**Exercise:**
Identify all lines in the listing that include the word "this", and copy them out.

═════ Record excerpts

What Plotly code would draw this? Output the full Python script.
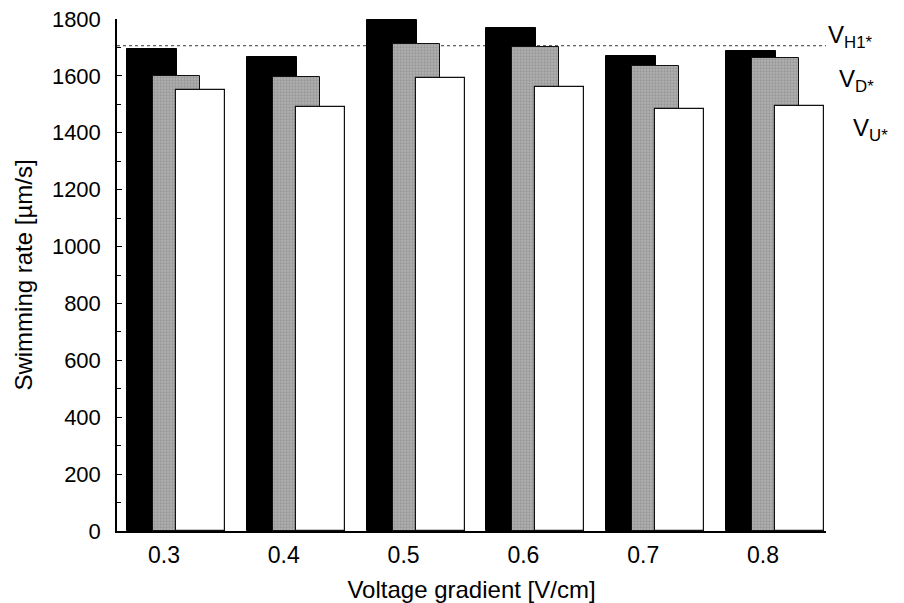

══════════
═════ Record excerpts

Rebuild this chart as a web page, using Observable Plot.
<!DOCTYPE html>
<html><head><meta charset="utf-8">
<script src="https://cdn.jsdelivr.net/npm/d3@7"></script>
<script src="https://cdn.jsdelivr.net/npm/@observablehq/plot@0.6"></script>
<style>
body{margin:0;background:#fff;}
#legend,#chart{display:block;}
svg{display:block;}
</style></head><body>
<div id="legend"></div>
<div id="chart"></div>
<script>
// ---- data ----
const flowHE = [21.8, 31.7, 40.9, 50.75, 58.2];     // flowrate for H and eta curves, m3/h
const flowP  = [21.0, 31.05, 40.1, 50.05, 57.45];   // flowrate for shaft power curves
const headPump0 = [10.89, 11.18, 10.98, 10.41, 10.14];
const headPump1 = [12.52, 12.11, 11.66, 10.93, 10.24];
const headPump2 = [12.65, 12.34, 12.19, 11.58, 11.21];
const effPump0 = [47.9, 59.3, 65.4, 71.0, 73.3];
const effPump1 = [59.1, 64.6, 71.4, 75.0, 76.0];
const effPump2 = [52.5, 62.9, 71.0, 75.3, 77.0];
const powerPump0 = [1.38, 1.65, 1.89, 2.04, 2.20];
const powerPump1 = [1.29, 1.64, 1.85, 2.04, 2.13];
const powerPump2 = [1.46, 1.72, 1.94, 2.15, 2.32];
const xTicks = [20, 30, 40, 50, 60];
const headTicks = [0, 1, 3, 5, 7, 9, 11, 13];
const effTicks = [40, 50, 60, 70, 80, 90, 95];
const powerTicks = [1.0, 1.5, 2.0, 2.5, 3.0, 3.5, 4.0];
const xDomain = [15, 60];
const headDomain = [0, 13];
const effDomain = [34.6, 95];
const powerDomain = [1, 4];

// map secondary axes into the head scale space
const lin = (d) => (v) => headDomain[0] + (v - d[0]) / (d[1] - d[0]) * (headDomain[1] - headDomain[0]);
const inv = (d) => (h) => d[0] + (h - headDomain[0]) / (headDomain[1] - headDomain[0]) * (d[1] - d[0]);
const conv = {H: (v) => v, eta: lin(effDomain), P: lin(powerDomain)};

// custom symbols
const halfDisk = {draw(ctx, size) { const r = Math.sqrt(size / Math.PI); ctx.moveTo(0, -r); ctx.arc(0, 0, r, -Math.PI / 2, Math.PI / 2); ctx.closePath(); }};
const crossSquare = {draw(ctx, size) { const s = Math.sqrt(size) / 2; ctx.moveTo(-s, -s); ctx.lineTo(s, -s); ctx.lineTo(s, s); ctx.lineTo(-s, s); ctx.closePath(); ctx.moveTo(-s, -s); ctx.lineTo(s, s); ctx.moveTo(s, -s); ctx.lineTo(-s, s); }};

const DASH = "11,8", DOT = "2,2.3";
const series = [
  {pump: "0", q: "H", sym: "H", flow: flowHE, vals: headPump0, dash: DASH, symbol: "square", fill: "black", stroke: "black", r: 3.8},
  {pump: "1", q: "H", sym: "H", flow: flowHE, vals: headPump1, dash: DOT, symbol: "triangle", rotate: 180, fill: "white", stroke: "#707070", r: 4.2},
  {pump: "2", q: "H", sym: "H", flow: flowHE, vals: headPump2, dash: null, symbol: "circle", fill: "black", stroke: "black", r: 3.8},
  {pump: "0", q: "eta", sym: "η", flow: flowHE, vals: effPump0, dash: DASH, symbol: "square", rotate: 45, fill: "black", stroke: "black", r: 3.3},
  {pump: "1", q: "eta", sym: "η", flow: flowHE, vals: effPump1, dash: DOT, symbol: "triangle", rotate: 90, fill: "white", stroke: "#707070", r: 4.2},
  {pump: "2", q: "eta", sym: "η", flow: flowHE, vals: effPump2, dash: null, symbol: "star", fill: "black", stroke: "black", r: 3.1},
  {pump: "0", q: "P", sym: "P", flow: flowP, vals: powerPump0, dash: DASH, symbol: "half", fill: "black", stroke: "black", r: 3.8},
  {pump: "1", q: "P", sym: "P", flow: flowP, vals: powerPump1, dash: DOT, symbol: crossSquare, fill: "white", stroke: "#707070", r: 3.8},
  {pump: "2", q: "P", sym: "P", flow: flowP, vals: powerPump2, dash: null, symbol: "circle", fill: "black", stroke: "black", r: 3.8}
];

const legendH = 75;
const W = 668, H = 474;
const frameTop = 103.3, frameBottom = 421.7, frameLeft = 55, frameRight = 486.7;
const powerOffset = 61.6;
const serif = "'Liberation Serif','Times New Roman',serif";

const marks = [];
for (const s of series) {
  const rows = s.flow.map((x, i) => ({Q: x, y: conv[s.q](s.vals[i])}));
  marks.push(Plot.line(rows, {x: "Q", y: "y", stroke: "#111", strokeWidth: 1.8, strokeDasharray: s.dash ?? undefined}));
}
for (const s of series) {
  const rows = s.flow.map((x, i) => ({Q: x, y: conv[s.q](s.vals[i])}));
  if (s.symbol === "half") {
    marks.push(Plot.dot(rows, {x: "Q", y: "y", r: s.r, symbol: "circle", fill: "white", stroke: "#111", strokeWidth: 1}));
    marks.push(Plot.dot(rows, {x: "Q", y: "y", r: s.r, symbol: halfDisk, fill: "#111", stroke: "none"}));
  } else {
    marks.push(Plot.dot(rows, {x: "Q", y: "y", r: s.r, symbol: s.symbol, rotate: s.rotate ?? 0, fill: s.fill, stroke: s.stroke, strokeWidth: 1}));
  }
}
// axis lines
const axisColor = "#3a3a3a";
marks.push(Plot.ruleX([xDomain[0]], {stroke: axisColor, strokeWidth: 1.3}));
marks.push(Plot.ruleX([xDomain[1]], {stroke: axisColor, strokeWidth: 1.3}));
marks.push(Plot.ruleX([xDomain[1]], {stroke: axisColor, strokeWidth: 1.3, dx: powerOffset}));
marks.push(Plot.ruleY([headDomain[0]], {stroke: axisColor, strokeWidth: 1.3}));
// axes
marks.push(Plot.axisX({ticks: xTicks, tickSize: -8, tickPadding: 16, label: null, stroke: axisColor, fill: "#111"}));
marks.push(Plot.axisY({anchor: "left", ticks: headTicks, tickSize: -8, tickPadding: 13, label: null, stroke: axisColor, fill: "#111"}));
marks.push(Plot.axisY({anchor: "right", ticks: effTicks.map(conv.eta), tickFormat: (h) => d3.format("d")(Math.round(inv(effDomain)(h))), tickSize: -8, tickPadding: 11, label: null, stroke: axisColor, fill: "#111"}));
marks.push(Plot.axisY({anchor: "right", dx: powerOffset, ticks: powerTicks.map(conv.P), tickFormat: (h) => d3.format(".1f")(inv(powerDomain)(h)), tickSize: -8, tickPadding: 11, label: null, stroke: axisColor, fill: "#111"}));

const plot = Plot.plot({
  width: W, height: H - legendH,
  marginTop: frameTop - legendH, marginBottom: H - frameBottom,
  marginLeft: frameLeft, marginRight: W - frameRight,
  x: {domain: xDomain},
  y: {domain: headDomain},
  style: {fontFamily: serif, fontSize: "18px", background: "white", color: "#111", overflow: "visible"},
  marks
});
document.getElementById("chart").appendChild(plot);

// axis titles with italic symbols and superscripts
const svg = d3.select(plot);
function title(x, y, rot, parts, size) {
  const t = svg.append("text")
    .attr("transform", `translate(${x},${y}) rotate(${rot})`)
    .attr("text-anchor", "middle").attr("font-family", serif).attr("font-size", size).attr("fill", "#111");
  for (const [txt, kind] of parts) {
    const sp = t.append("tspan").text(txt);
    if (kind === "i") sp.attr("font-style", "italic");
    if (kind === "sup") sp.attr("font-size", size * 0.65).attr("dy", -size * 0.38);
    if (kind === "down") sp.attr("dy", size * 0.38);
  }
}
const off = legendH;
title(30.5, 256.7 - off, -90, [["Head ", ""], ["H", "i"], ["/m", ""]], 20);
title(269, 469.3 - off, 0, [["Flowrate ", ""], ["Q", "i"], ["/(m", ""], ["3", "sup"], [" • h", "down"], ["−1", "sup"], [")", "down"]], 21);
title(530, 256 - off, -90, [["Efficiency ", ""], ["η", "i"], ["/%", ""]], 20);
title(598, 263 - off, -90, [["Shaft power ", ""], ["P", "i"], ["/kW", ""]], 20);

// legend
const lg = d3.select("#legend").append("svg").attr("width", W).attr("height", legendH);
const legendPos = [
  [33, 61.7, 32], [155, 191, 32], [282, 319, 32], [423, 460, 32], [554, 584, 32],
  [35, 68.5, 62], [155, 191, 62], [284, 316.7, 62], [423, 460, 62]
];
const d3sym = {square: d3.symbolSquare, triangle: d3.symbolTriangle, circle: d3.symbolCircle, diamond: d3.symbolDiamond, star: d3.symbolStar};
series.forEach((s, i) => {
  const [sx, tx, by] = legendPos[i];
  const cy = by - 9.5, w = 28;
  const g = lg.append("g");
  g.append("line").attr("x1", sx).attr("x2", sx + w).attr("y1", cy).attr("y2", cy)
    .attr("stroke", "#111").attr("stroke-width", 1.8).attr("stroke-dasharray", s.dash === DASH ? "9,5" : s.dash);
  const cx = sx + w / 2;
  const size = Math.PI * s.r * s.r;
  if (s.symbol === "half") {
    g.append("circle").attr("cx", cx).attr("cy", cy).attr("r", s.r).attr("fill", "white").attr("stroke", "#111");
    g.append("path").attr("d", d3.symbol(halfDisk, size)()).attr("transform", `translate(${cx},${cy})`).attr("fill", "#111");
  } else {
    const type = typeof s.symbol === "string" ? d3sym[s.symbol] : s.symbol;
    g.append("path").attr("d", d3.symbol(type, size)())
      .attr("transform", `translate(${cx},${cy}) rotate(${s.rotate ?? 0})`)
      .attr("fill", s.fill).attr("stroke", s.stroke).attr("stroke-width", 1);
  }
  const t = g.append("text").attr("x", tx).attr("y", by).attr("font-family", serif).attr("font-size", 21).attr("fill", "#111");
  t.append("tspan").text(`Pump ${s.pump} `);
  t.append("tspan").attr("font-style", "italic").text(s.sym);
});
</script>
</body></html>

══════════

**Solution:**
What Plotly code would draw this? Output the full Python script.
Rebuild this chart as a web page, using Observable Plot.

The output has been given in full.